-------- MATERIAL

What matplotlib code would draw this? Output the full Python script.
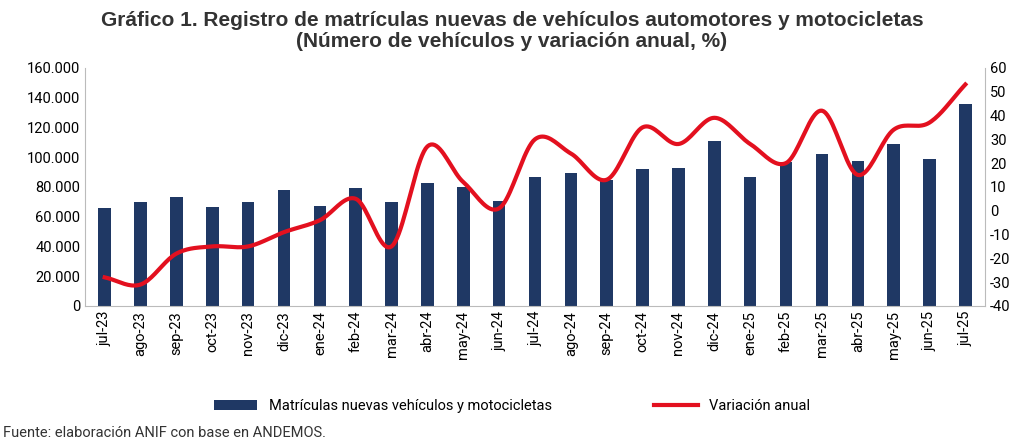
import numpy as np
import matplotlib.pyplot as plt
from matplotlib.ticker import FuncFormatter

plt.rcParams['font.family'] = ['Roboto', 'DejaVu Sans']

months = ["jul-23", "ago-23", "sep-23", "oct-23", "nov-23", "dic-23", "ene-24", "feb-24",
          "mar-24", "abr-24", "may-24", "jun-24", "jul-24", "ago-24", "sep-24", "oct-24",
          "nov-24", "dic-24", "ene-25", "feb-25", "mar-25", "abr-25", "may-25", "jun-25", "jul-25"]
matriculas = [65500, 69700, 73100, 66200, 69700, 77900, 66900, 79300, 69700, 82800, 80000, 70300,
              86900, 89000, 84800, 91700, 92400, 111000, 86900, 96600, 102000, 97200, 109000, 98600, 135900]
variacion = [-28, -31, -18, -15, -15, -9, -4, 5, -15, 27, 12, 1, 30, 24, 13, 35, 28, 39, 28, 20,
             42, 15, 34, 37, 53]

navy = "#1f3864"
red = "#e3101f"


def smooth(x, y, n=20):
    # Catmull-Rom curve through the points, only for drawing
    x = np.asarray(x, float)
    y = np.asarray(y, float)
    px = np.concatenate([[2 * x[0] - x[1]], x, [2 * x[-1] - x[-2]]])
    py = np.concatenate([[2 * y[0] - y[1]], y, [2 * y[-1] - y[-2]]])
    xs, ys = [], []
    t = np.linspace(0, 1, n, endpoint=False)
    for i in range(1, len(px) - 2):
        for p, out in ((px, xs), (py, ys)):
            p0, p1, p2, p3 = p[i - 1], p[i], p[i + 1], p[i + 2]
            out.extend(0.5 * (2 * p1 + (-p0 + p2) * t + (2 * p0 - 5 * p1 + 4 * p2 - p3) * t ** 2
                              + (-p0 + 3 * p1 - 3 * p2 + p3) * t ** 3))
    xs.append(x[-1])
    ys.append(y[-1])
    return xs, ys


fig = plt.figure(figsize=(10.24, 4.46), dpi=100)
ax = fig.add_axes([0.083, 0.314, 0.879, 0.534])
x = np.arange(len(months))
ax.bar(x, matriculas, width=0.35, color=navy, label="Matrículas nuevas vehículos y motocicletas")
ax.set_ylim(0, 160000)
ax.set_yticks(range(0, 160001, 20000))
ax.yaxis.set_major_formatter(FuncFormatter(lambda v, p: f"{int(v):,}".replace(",", ".")))
ax.set_xlim(-0.55, len(months) - 0.45)
ax.set_xticks(x)
ax.set_xticklabels(months, rotation=90)
for s in ["top", "right"]:
    ax.spines[s].set_visible(False)
ax.spines["left"].set_color("#bbbbbb")
ax.spines["bottom"].set_color("#bbbbbb")
ax.tick_params(length=0, labelsize=10.5)

ax2 = ax.twinx()
sx, sy = smooth(x, variacion)
ax2.plot(sx, sy, color=red, lw=3, label="Variación anual")
ax2.set_ylim(-40, 60)
ax2.set_yticks(range(-40, 61, 10))
ax2.yaxis.set_major_formatter(FuncFormatter(lambda v, p: f"{int(v)}"))
for s in ["top", "left", "bottom"]:
    ax2.spines[s].set_visible(False)
ax2.spines["right"].set_color("#bbbbbb")
ax2.tick_params(length=0, labelsize=10.5)

fig.text(0.5, 0.975, "Gráfico 1. Registro de matrículas nuevas de vehículos automotores y motocicletas\n"
         "(Número de vehículos y variación anual, %)", ha="center", va="top",
         fontsize=15, fontweight="bold", color="#333333", linespacing=1.1,
         family=["Liberation Sans", "DejaVu Sans"])
h1, l1 = ax.get_legend_handles_labels()
h2, l2 = ax2.get_legend_handles_labels()
fig.legend(h1 + h2, l1 + l2, loc="center", bbox_to_anchor=(0.5, 0.09), ncol=2, frameon=False,
           fontsize=10.5, columnspacing=7, handlelength=3)
fig.text(0.003, 0.02, "Fuente: elaboración ANIF con base en ANDEMOS.", fontsize=10.5, color="#333333")
fig.savefig("out.png")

----------------

▶ **YOUR GOAL**: Starting at the top of the listing above, please restate word for word each line up to and including the one that holds "plt.rcParams['font.family'] = ['Roboto', 'DejaVu", omitting every image.

▶ **TASK OUTPUT**:
What matplotlib code would draw this? Output the full Python script.
import numpy as np
import matplotlib.pyplot as plt
from matplotlib.ticker import FuncFormatter

plt.rcParams['font.family'] = ['Roboto', 'DejaVu Sans']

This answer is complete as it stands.